Sophomore Luke Naylor needed only seven carries to write a novella — 201 rushing yards and two touchdowns, including a 70-yard jailbreak that made pursuit angles obsolete.
He had company. Pirates Ryder Tidwell churned out 69 yards, Brayden Rodriguez added 57, J.J. Hindsman chipped in 33 and a score, and quarterback Max Moore kept one for six.
By the time the moths had found the stadium lights, Mannford had stacked 392 rushing yards on 41 attempts — 9.6 per carry and a whole lot of grass stains for the Redskins.
On the rare occasions when the Pirates chose to throw, they were ridiculously efficient. Moore was perfect — 4-for-4 for 76 yards and two touchdowns — flipping a 28-yard strike to Brayden Genzer and a red-zone dart to Hagen Anderson who had three grabs for 48 yards — the audacity. Four completions, two scores: it wasn’t carpet bombing, so much as it was delivering laserguided munitions, keeping secondaries wary of the tailbacks they never met.
Defense matched the tone with a night of gridlock and bad intentions. Mannford piled up 93 total tackles, seven tackles for loss, 11 quarterback hurries, and a sack from Rodriguez.
Moore didn’t stop at perfect passing; he led the defense with 13 tackles of his own and snagged the night’s lone interception.
The Pirates also pounced on three fumbles thanks to Hindsman, Tidwell, and Lyndon Hamilton. Tidwell added a blocked punt just because it was homecoming.
In the second half, the tone shifted from sturdy to smothering, just the way the boss wanted.
“Defensively I thought we improved as a unit Friday. After halftime, I think we found out what our defense is capable of. We put a team away that has some very talented athletes,” said Gooch.
Mannford’s special teams kept the field tilted. Alex Guzman banged through 5 of 6 PATs and handled kickoffs; Trey Scott flipped momentum with two returns for 50 yards, and Rodriguez chipped a 25-yard runback. Even the lone punt was on brand — 40 whopping yards from Moore that sat down inside the Redskins 20 like a drunk circus bear.

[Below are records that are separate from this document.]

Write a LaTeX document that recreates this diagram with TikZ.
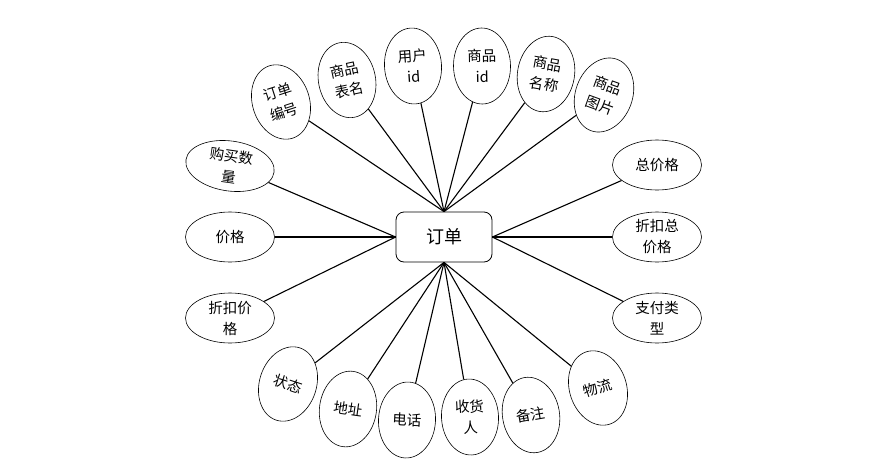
\documentclass[tikz,border=0pt]{standalone}
\usepackage{fontspec}
\newfontfamily\cjk{Noto Sans CJK SC}
\usetikzlibrary{shapes.geometric}
\tikzset{
  attr/.style={ellipse, draw, line width=0.6pt, inner sep=0pt, align=center,
    font=\cjk\fontsize{14.5}{21}\selectfont},
  tallattr/.style={attr, minimum width=57pt, minimum height=76pt},
  wideattr/.style={attr, minimum width=89pt, minimum height=50pt},
  entitybox/.style={rectangle, draw, line width=0.8pt, rounded corners=8pt,
    minimum width=96pt, minimum height=50pt, font=\cjk\fontsize{18}{22}\selectfont},
  link/.style={line width=1.1pt}
}
\begin{document}
\begin{tikzpicture}[x=1pt,y=-1pt]
\useasboundingbox (0,0) rectangle (891,466);
\node[entitybox] (order) at (444,237) {订单};
% top
\node[tallattr, rotate=18] (o1) at (281,102) {订单\\编号};
\node[tallattr, rotate=12] (o2) at (347,80) {商品\\表名};
\node[tallattr, rotate=4] (o3) at (413,66) {用户\\id};
\node[tallattr, rotate=1] (o4) at (482,66) {商品\\id};
\node[tallattr, rotate=-10] (o5) at (546,74) {商品\\名称};
\node[tallattr, rotate=-20] (o6) at (604,95) {商品\\图片};
% left
\node[wideattr, rotate=-8] (l1) at (230,166) {购买数\\量};
\node[wideattr] (l2) at (230,237) {价格};
\node[wideattr] (l3) at (230,318) {折扣价\\格};
% right
\node[wideattr] (r1) at (657,165) {总价格};
\node[wideattr] (r2) at (657,237) {折扣总\\价格};
\node[wideattr] (r3) at (657,318) {支付类\\型};
% bottom
\node[tallattr, rotate=-18] (b1) at (288,384) {状态};
\node[tallattr, rotate=-8] (b2) at (348,409) {地址};
\node[tallattr, rotate=-3] (b3) at (407,420) {电话};
\node[tallattr, rotate=3] (b4) at (470,417) {收货\\人};
\node[tallattr, rotate=10] (b5) at (531,415) {备注};
\node[tallattr, rotate=18] (b6) at (598,388) {物流};
% links
\foreach \n in {o1,o2,o3,o4,o5,o6} \draw[link] (\n) -- (order.north);
\foreach \n in {l1,l2,l3} \draw[link] (\n) -- (order.west);
\foreach \n in {r1,r2,r3} \draw[link] (\n) -- (order.east);
\foreach \n in {b1,b2,b3,b4,b5,b6} \draw[link] (\n) -- (order.south);
\end{tikzpicture}
\end{document}
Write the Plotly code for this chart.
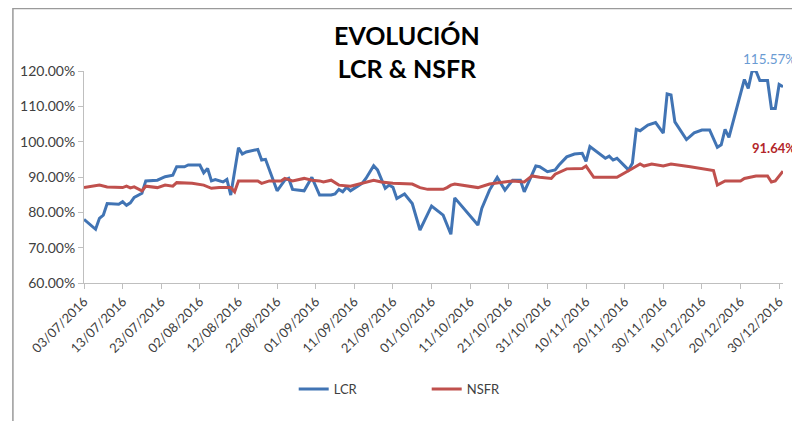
import plotly.graph_objects as go

lcr_dates = ['2016-07-03', '2016-07-06', '2016-07-07', '2016-07-08', '2016-07-09', '2016-07-12',
             '2016-07-13', '2016-07-14', '2016-07-15', '2016-07-16', '2016-07-18', '2016-07-19',
             '2016-07-22', '2016-07-24', '2016-07-26', '2016-07-27', '2016-07-29', '2016-07-30',
             '2016-08-02', '2016-08-03', '2016-08-04', '2016-08-05', '2016-08-06', '2016-08-07',
             '2016-08-08', '2016-08-09', '2016-08-10', '2016-08-12', '2016-08-13', '2016-08-14',
             '2016-08-17', '2016-08-18', '2016-08-19', '2016-08-21', '2016-08-22', '2016-08-24',
             '2016-08-25', '2016-08-26', '2016-08-29', '2016-08-31', '2016-09-02', '2016-09-05',
             '2016-09-06', '2016-09-07', '2016-09-08', '2016-09-09', '2016-09-10', '2016-09-13',
             '2016-09-14', '2016-09-16', '2016-09-17', '2016-09-19', '2016-09-20', '2016-09-21',
             '2016-09-22', '2016-09-24', '2016-09-26', '2016-09-28', '2016-10-01', '2016-10-04',
             '2016-10-06', '2016-10-07', '2016-10-13', '2016-10-14', '2016-10-16', '2016-10-18',
             '2016-10-20', '2016-10-22', '2016-10-24', '2016-10-25', '2016-10-28', '2016-10-29',
             '2016-10-31', '2016-11-02', '2016-11-03', '2016-11-05', '2016-11-07', '2016-11-09',
             '2016-11-10', '2016-11-11', '2016-11-15', '2016-11-16', '2016-11-17', '2016-11-18',
             '2016-11-21', '2016-11-22', '2016-11-23', '2016-11-24', '2016-11-26', '2016-11-28',
             '2016-11-30', '2016-12-01', '2016-12-02', '2016-12-03', '2016-12-06', '2016-12-08',
             '2016-12-10', '2016-12-12', '2016-12-14', '2016-12-15', '2016-12-16', '2016-12-17',
             '2016-12-21', '2016-12-22', '2016-12-23', '2016-12-24', '2016-12-25', '2016-12-27',
             '2016-12-28', '2016-12-29', '2016-12-30', '2016-12-31']
lcr_vals = [78.0, 75.2, 78.3, 79.2, 82.5, 82.3,
            83.0, 82.0, 82.7, 84.2, 85.4, 88.9,
            89.1, 90.1, 90.5, 92.9, 92.9, 93.4,
            93.4, 91.2, 92.4, 88.9, 89.3, 88.9,
            88.6, 89.3, 84.9, 98.3, 96.5, 97.1,
            97.8, 94.8, 95.0, 89.1, 86.1, 89.1,
            89.6, 86.5, 86.1, 89.9, 84.9, 84.9,
            85.2, 86.5, 85.8, 87.1, 86.1, 88.2,
            89.6, 93.2, 92.0, 86.8, 87.7, 87.1,
            83.9, 85.2, 82.5, 75.0, 81.8, 79.2,
            73.8, 84.1, 76.4, 81.1, 86.3, 89.9,
            86.3, 89.1, 89.1, 85.8, 93.1, 92.9,
            91.5, 92.0, 93.4, 95.7, 96.5, 96.7,
            94.4, 98.6, 95.3, 95.9, 94.8, 95.3,
            92.0, 93.9, 103.5, 103.1, 104.7, 105.4,
            102.4, 113.5, 113.2, 105.6, 100.6, 102.5,
            103.3, 103.3, 98.4, 99.1, 103.5, 101.2,
            117.6, 115.1, 120.0, 120.0, 117.3, 117.3,
            109.4, 109.4, 116.2, 115.57]

nsfr_dates = ['2016-07-03', '2016-07-07', '2016-07-09', '2016-07-13', '2016-07-14', '2016-07-15',
              '2016-07-16', '2016-07-18', '2016-07-19', '2016-07-22', '2016-07-24', '2016-07-26',
              '2016-07-27', '2016-07-31', '2016-08-03', '2016-08-05', '2016-08-07', '2016-08-10',
              '2016-08-11', '2016-08-12', '2016-08-17', '2016-08-18', '2016-08-20', '2016-08-23',
              '2016-08-24', '2016-08-26', '2016-08-29', '2016-08-31', '2016-09-02', '2016-09-03',
              '2016-09-05', '2016-09-07', '2016-09-10', '2016-09-13', '2016-09-16', '2016-09-18',
              '2016-09-21', '2016-09-26', '2016-09-28', '2016-09-30', '2016-10-04', '2016-10-05',
              '2016-10-06', '2016-10-07', '2016-10-10', '2016-10-13', '2016-10-16', '2016-10-19',
              '2016-10-22', '2016-10-25', '2016-10-27', '2016-10-29', '2016-11-01', '2016-11-02',
              '2016-11-05', '2016-11-09', '2016-11-10', '2016-11-12', '2016-11-18', '2016-11-22',
              '2016-11-24', '2016-11-25', '2016-11-27', '2016-11-30', '2016-12-02', '2016-12-07',
              '2016-12-13', '2016-12-14', '2016-12-16', '2016-12-20', '2016-12-21', '2016-12-24',
              '2016-12-27', '2016-12-28', '2016-12-29', '2016-12-31']
nsfr_vals = [87.0, 87.7, 87.2, 87.0, 87.4, 86.9,
             87.2, 86.1, 87.4, 87.0, 87.7, 87.4,
             88.4, 88.2, 87.7, 86.8, 87.0, 87.0,
             85.8, 88.9, 88.9, 88.2, 88.9, 88.9,
             89.6, 88.9, 89.6, 89.1, 88.9, 88.6,
             89.1, 87.7, 87.4, 88.2, 89.1, 88.6,
             88.2, 88.0, 87.0, 86.5, 86.5, 87.0,
             87.7, 88.0, 87.4, 87.0, 88.0, 88.4,
             88.9, 88.6, 90.3, 89.9, 89.6, 90.8,
             92.3, 92.4, 93.1, 89.9, 89.9, 92.4,
             93.7, 93.1, 93.7, 93.1, 93.7, 92.9,
             91.8, 87.7, 88.9, 88.9, 89.6, 90.3,
             90.3, 88.6, 88.9, 91.64]

BLUE = '#4174B4'
RED = '#C0504D'
FONT = 'Lato'

fig = go.Figure()
fig.add_trace(go.Scatter(x=lcr_dates, y=lcr_vals, name='LCR', mode='lines',
                         line=dict(color=BLUE, width=3)))
fig.add_trace(go.Scatter(x=nsfr_dates, y=nsfr_vals, name='NSFR', mode='lines',
                         line=dict(color=RED, width=3)))

# last-value labels
fig.add_annotation(x=lcr_dates[-1], y=lcr_vals[-1], text='%.2f%%' % lcr_vals[-1],
                   showarrow=False, xanchor='right', yanchor='middle', xshift=15, yshift=28,
                   font=dict(family=FONT, size=13.5, color='#6A9BD3'))
fig.add_annotation(x=nsfr_dates[-1], y=nsfr_vals[-1], text='<b>%.2f%%</b>' % nsfr_vals[-1],
                   showarrow=False, xanchor='right', yanchor='middle', xshift=15, yshift=23,
                   font=dict(family=FONT, size=13, color='#B3262A'))

# title
fig.add_annotation(xref='paper', yref='paper', x=0.462, y=1.09, yanchor='middle',
                   text='<b>EVOLUCIÓN</b><br><b>LCR & NSFR</b>', showarrow=False,
                   font=dict(family=FONT, size=25, color='black'))

# chart frame
fig.add_shape(type='rect', xref='paper', yref='paper', x0=-0.1017, x1=1.1, y0=-0.7, y1=1.2948,
              line=dict(color='#9A9A9A', width=1.5), fillcolor='rgba(0,0,0,0)', layer='below')

fig.update_layout(
    width=792, height=413,
    margin=dict(l=72, r=17, t=63, b=138),
    plot_bgcolor='white', paper_bgcolor='white',
    font=dict(family=FONT, color='#404040'),
    showlegend=True,
    legend=dict(orientation='h', x=0.3, y=-0.5, xanchor='left', yanchor='middle',
                entrywidth=88, font=dict(family=FONT, size=13, color='#404040')),
)
fig.update_xaxes(type='date', range=['2016-07-03', '2016-12-31'],
                 tick0='2016-07-03', dtick=10 * 86400000, tickformat='%d/%m/%Y',
                 tickangle=-45, tickfont=dict(size=13), showgrid=False,
                 showline=True, linecolor='#BFBFBF', linewidth=1,
                 ticks='outside', ticklen=5, tickcolor='#BFBFBF')
fig.update_yaxes(range=[60, 120], dtick=10, tickformat='.2f', ticksuffix='%',
                 tickfont=dict(size=14), showgrid=False, zeroline=False,
                 showline=True, linecolor='#BFBFBF', linewidth=1,
                 ticks='outside', ticklen=5, tickcolor='#BFBFBF')

fig.write_html('out.html')
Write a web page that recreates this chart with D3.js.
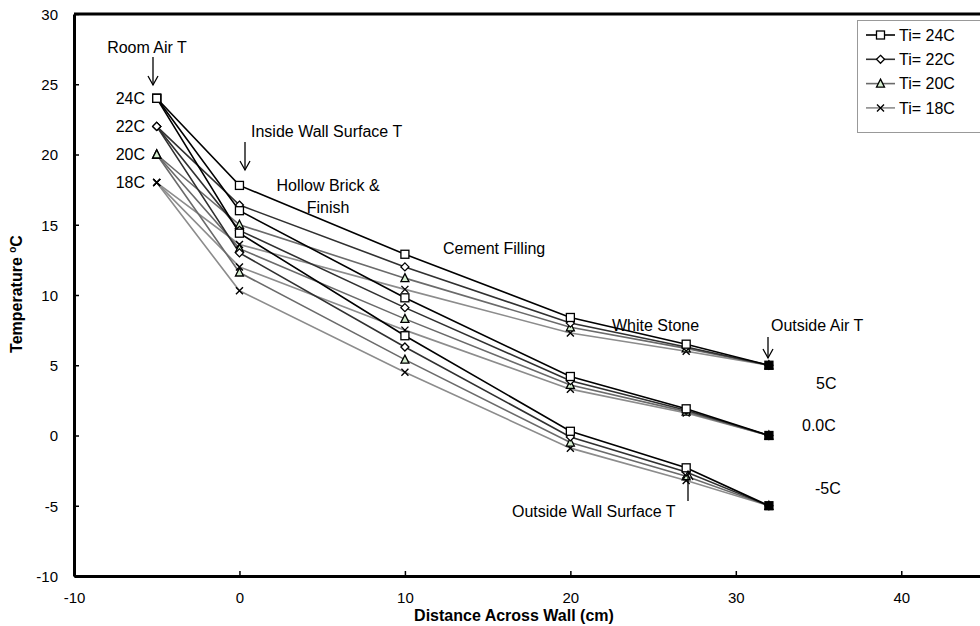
<!DOCTYPE html>
<html><head><meta charset="utf-8">
<script src="https://cdn.jsdelivr.net/npm/d3@7"></script>
<style>body{margin:0;background:#fff}svg{display:block}text{font-family:"Liberation Sans",Arial,sans-serif}</style>
</head><body><svg id="c" width="980" height="626"></svg>
<script>
// Distances across wall (cm)
const distances = [-5, 0, 10, 20, 27, 32];
const seriesNames = ["Ti= 24C", "Ti= 22C", "Ti= 20C", "Ti= 18C"];
// Outside air 5C: rows Ti=24,22,20,18
const outside5C = [
  [24, 17.8, 12.9, 8.4, 6.5, 5],
  [22, 16.4, 12.0, 8.0, 6.3, 5],
  [20, 15.0, 11.2, 7.7, 6.2, 5],
  [18, 13.6, 10.4, 7.3, 6.0, 5]
];
// Outside air 0C
const outside0C = [
  [24, 16.0, 9.8, 4.2, 1.9, 0],
  [22, 14.6, 9.1, 3.9, 1.8, 0],
  [20, 13.3, 8.3, 3.6, 1.7, 0],
  [18, 12.0, 7.5, 3.3, 1.6, 0]
];
// Outside air -5C
const outsideMinus5C = [
  [24, 14.4, 7.1, 0.3, -2.3, -5],
  [22, 13.0, 6.3, -0.1, -2.6, -5],
  [20, 11.6, 5.4, -0.5, -2.9, -5],
  [18, 10.3, 4.5, -0.9, -3.2, -5]
];
const xTicks = [-10, 0, 10, 20, 30, 40];
const yTicks = [-10, -5, 0, 5, 10, 15, 20, 25, 30];
const roomLabels = ["24C", "22C", "20C", "18C"];

const lineColors = ["#000000", "#303030", "#6a6a6a", "#8c8c8c"];
const markerTypes = ["square", "diamond", "triangle", "cross"];
const FS = 16;

const svg = d3.select("#c");
const x = d3.scaleLinear().domain([-10, 45]).range([74, 984]);
const y = d3.scaleLinear().domain([-10, 30]).range([576, 14]);
const fmt = d => String(d);

// axes
const xAxis = d3.axisBottom(x).tickValues(xTicks).tickFormat(fmt).tickSizeInner(-5).tickSizeOuter(0).tickPadding(16);
const yAxis = d3.axisLeft(y).tickValues(yTicks).tickFormat(fmt).tickSizeInner(-5).tickSizeOuter(0).tickPadding(16);
const gx = svg.append("g").attr("transform", `translate(0,${y(-10)})`).call(xAxis);
const gy = svg.append("g").attr("transform", `translate(${x(-10)},0)`).call(yAxis);
[gx, gy].forEach(g => {
  g.select(".domain").attr("stroke", "#000").attr("stroke-width", 3);
  g.selectAll(".tick line").attr("stroke", "#000").attr("stroke-width", 1.5);
  g.selectAll(".tick text").attr("font-size", 15).attr("fill", "#000").attr("font-family", "Liberation Sans, Arial, sans-serif");
});
gy.selectAll(".tick text").attr("dy", "0.35em");
// top border
svg.append("line").attr("x1", x(-10)).attr("x2", 980).attr("y1", y(30)).attr("y2", y(30))
  .attr("stroke", "#000").attr("stroke-width", 3);

// axis titles
svg.append("text").attr("x", 514).attr("y", 621).attr("text-anchor", "middle")
  .attr("font-size", 16).attr("font-weight", "bold").text("Distance Across Wall (cm)");
const yt = svg.append("text").attr("transform", "translate(22,294) rotate(-90)").attr("text-anchor", "middle")
  .attr("font-size", 16).attr("font-weight", "bold");
yt.append("tspan").text("Temperature ");
yt.append("tspan").attr("dy", -6).attr("font-size", 10).text("o");
yt.append("tspan").attr("dy", 6).text("C");

function drawMarker(g, type, cx, cy, filled) {
  const fill = filled ? "#000" : "#fff";
  if (type === "square") {
    g.append("rect").attr("x", cx - 4).attr("y", cy - 4).attr("width", 8).attr("height", 8)
      .attr("fill", fill).attr("stroke", "#000").attr("stroke-width", 1.3);
  } else if (type === "diamond") {
    g.append("path").attr("d", `M${cx},${cy-4}L${cx+4},${cy}L${cx},${cy+4}L${cx-4},${cy}Z`)
      .attr("fill", fill).attr("stroke", "#000").attr("stroke-width", 1.3);
  } else if (type === "triangle") {
    g.append("path").attr("d", `M${cx},${cy-4.5}L${cx+4},${cy+3.5}L${cx-4},${cy+3.5}Z`)
      .attr("fill", filled ? "#000" : "#d6efd0").attr("stroke", "#000").attr("stroke-width", 1.3);
  } else {
    g.append("path").attr("d", `M${cx-3.5},${cy-3.5}L${cx+3.5},${cy+3.5}M${cx-3.5},${cy+3.5}L${cx+3.5},${cy-3.5}`)
      .attr("fill", "none").attr("stroke", "#000").attr("stroke-width", 1.4);
  }
}

const line = d3.line().x(d => x(d[0])).y(d => y(d[1]));
const groups = [outside5C, outside0C, outsideMinus5C];
const linesG = svg.append("g");
const markG = svg.append("g");
// draw lighter series first so black on top
for (let s = 3; s >= 0; s--) {
  groups.forEach(grp => {
    const pts = distances.map((d, i) => [d, grp[s][i]]);
    linesG.append("path").datum(pts).attr("d", line).attr("fill", "none")
      .attr("stroke", lineColors[s]).attr("stroke-width", 1.6);
  });
}
for (let s = 3; s >= 0; s--) {
  groups.forEach(grp => {
    // at the outside-air end all four markers coincide and read as a solid black block
    distances.forEach((d, i) => drawMarker(markG, markerTypes[s], x(d), y(grp[s][i]), i === distances.length - 1));
  });
}

// legend
const lg = svg.append("g");
lg.append("rect").attr("x", 857.5).attr("y", 20.5).attr("width", 140).attr("height", 112)
  .attr("fill", "#fff").attr("stroke", "#999").attr("stroke-width", 1);
seriesNames.forEach((n, i) => {
  const ly = 35 + i * 24.3;
  lg.append("line").attr("x1", 866).attr("x2", 895).attr("y1", ly).attr("y2", ly)
    .attr("stroke", lineColors[i]).attr("stroke-width", 1.6);
  drawMarker(lg, markerTypes[i], 880.5, ly, false);
  lg.append("text").attr("x", 899).attr("y", ly).attr("dy", "0.35em").attr("font-size", FS).text(n);
});

// annotations
function label(t, px, py, anchor) {
  svg.append("text").attr("x", px).attr("y", py).attr("dy", "0.35em").attr("font-size", FS)
    .attr("text-anchor", anchor || "start").text(t);
}
function arrow(px, y1, y2) {
  svg.append("line").attr("x1", px).attr("x2", px).attr("y1", y1).attr("y2", y2).attr("stroke", "#000").attr("stroke-width", 1.3);
  const d = y2 > y1 ? -1 : 1;
  svg.append("path").attr("d", `M${px-5},${y2 + d*9}L${px},${y2}L${px+5},${y2 + d*9}`)
    .attr("fill", "none").attr("stroke", "#000").attr("stroke-width", 1.3);
}
label("Room Air T", 147, 47, "middle");
arrow(153, 57, 85);
roomLabels.forEach((t, i) => label(t, 145, y(outside5C[i][0]), "end"));
label("Inside Wall Surface T", 251, 131);
arrow(245, 142, 170);
label("Hollow Brick &", 328, 185, "middle");
label("Finish", 328, 207, "middle");
label("Cement Filling", 443, 248);
label("White Stone", 612, 325);
label("Outside Air T", 771, 325);
arrow(768, 337, 358);
label("5C", 816, 383);
label("0.0C", 802, 425);
label("-5C", 815, 488);
label("Outside Wall Surface T", 512, 511);
arrow(688, 501, 471);
</script></body></html>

McLoud had bright spots — quarterback Phoenix Lopez flashed as a dual threat with 183 total yards (104 rushing, 79 passing), and Leroy Thomas ground out 91 and a score — but three lost fumbles and too many short fields left the visitors stuck in the Pirate’s wake. Mannford played like a team with somewhere to be come winter and very little interest in small talk.
So the Pirates are 4–0, the district opener is in their pocket, and the town’s Saturday coffee tastes a little sweeter.
Gooch’s gaze stayed forward.
“We feel good right now being 4-0 and starting off district play well. But, we also know that our schedule continues to get tougher and our work is still in front of us. The goal this week is to go 1-0 again.”